* **SOURCE MATERIAL**
** start **
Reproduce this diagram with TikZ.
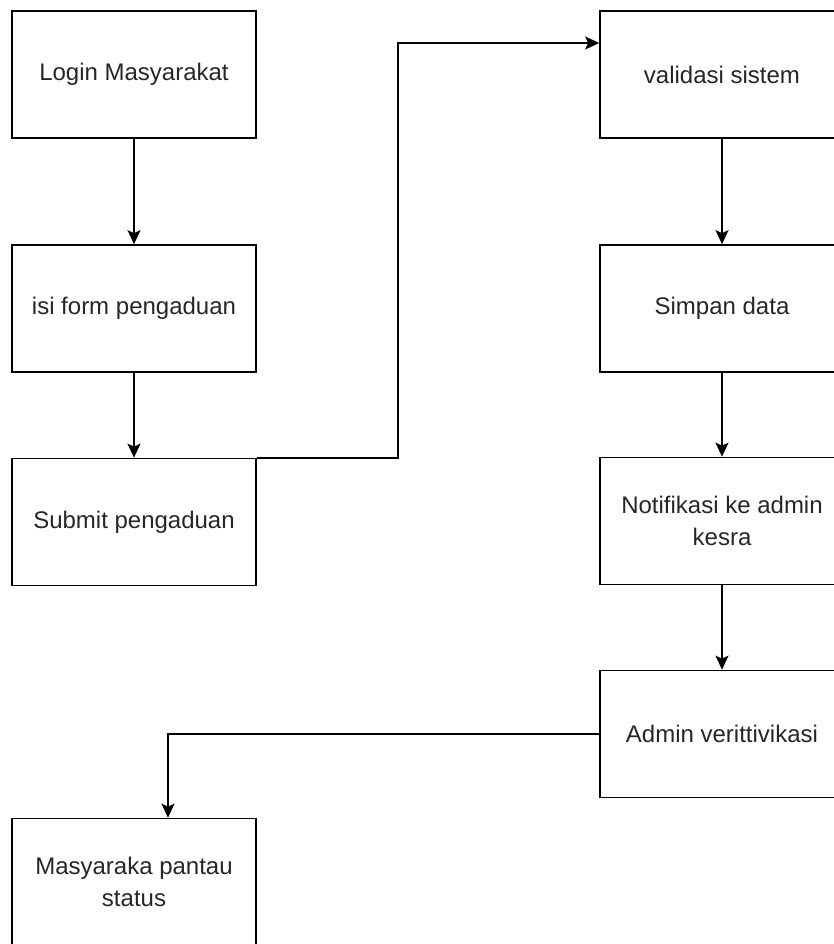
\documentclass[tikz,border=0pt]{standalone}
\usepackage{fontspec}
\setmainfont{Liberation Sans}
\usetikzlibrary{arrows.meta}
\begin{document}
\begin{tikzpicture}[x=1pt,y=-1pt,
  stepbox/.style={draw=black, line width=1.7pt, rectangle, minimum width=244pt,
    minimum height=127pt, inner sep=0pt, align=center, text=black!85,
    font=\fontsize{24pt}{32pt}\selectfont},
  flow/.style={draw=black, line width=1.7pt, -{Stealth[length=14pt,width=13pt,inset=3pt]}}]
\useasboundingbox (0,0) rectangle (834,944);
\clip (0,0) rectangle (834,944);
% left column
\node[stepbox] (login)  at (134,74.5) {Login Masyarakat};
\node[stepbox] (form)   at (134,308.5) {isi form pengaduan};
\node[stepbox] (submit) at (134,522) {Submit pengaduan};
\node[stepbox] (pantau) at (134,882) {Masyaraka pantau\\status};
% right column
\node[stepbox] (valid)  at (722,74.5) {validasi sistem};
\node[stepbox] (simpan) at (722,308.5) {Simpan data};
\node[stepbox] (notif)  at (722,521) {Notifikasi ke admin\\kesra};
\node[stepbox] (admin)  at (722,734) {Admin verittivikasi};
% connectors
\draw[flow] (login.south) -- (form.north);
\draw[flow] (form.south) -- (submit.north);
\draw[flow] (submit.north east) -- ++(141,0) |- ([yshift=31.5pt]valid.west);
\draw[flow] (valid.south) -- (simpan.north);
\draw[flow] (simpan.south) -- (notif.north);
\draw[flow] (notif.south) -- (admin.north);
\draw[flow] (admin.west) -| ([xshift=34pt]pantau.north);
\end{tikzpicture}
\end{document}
** end **
** start **
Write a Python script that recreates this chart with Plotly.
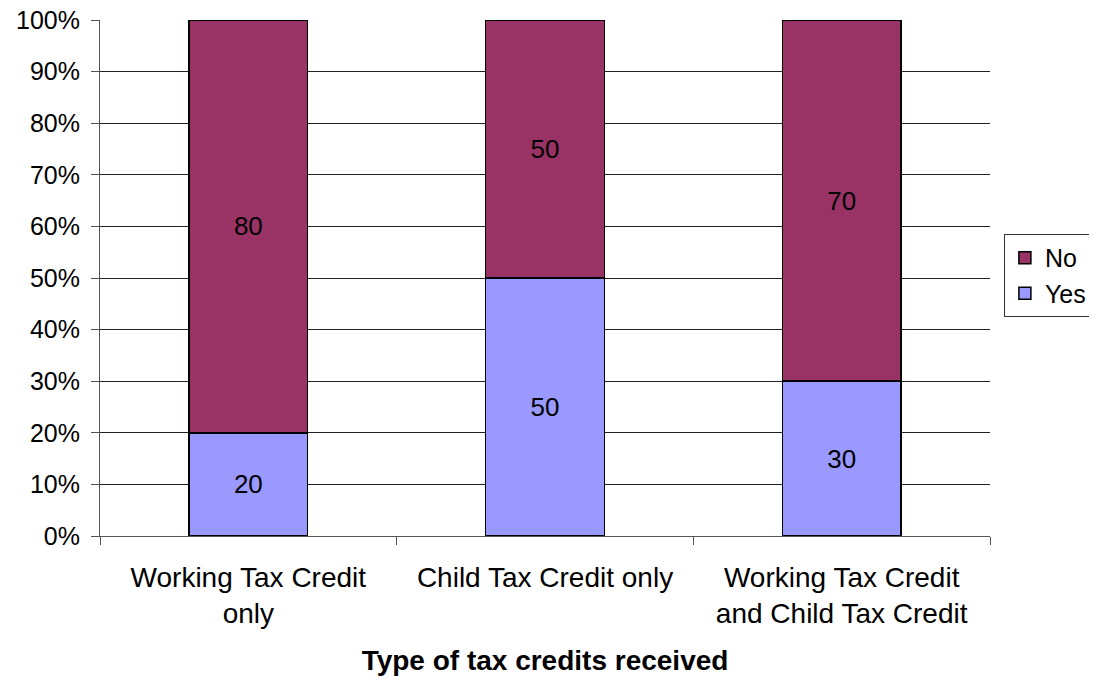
** end **
** start **
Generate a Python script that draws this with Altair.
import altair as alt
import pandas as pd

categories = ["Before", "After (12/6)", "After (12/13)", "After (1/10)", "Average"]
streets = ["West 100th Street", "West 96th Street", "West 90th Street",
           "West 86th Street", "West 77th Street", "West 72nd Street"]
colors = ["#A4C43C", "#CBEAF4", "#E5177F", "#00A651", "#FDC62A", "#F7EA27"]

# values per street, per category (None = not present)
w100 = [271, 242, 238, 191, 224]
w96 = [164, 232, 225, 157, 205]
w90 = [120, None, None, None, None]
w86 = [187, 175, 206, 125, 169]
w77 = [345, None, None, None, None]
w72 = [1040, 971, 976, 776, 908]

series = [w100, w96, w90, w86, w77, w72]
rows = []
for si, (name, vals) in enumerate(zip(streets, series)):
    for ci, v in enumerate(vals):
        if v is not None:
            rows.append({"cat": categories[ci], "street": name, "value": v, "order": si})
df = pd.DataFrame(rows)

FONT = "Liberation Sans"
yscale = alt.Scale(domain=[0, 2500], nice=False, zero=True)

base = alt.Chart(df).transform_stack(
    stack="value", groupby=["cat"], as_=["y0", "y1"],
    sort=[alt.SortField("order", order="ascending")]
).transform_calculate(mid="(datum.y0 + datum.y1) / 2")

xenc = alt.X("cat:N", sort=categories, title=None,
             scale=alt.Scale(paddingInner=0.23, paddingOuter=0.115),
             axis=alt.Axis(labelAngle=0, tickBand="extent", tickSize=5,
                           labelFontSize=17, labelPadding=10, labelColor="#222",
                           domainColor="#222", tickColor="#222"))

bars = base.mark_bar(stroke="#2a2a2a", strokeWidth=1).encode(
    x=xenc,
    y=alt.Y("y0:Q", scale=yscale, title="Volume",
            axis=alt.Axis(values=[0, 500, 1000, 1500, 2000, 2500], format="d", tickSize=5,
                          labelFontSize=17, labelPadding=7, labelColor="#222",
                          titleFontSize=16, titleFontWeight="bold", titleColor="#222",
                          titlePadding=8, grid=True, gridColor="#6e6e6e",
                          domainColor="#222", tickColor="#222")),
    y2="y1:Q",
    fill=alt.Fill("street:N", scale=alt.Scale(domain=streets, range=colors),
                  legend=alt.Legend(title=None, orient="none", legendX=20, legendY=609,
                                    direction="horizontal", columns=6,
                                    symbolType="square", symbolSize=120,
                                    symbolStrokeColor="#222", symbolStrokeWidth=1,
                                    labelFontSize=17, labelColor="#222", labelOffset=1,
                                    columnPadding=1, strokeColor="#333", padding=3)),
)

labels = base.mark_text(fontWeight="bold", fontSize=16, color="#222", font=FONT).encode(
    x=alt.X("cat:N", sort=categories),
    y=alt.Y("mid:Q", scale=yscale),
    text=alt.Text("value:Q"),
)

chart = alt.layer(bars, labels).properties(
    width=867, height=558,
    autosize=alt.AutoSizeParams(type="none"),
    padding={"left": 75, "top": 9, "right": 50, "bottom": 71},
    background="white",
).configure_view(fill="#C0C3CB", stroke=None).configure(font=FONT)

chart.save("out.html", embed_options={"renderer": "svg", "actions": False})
** end **
* **REQUIREMENT**
Take the line that contains "Generate a Python", the line that contains "w72 = [1040, 971, 976, 776, 908]", and all lines between, and give them again exactly; include no other line.

* **CORRECT ANSWER**
Generate a Python script that draws this with Altair.
import altair as alt
import pandas as pd

categories = ["Before", "After (12/6)", "After (12/13)", "After (1/10)", "Average"]
streets = ["West 100th Street", "West 96th Street", "West 90th Street",
           "West 86th Street", "West 77th Street", "West 72nd Street"]
colors = ["#A4C43C", "#CBEAF4", "#E5177F", "#00A651", "#FDC62A", "#F7EA27"]

# values per street, per category (None = not present)
w100 = [271, 242, 238, 191, 224]
w96 = [164, 232, 225, 157, 205]
w90 = [120, None, None, None, None]
w86 = [187, 175, 206, 125, 169]
w77 = [345, None, None, None, None]
w72 = [1040, 971, 976, 776, 908]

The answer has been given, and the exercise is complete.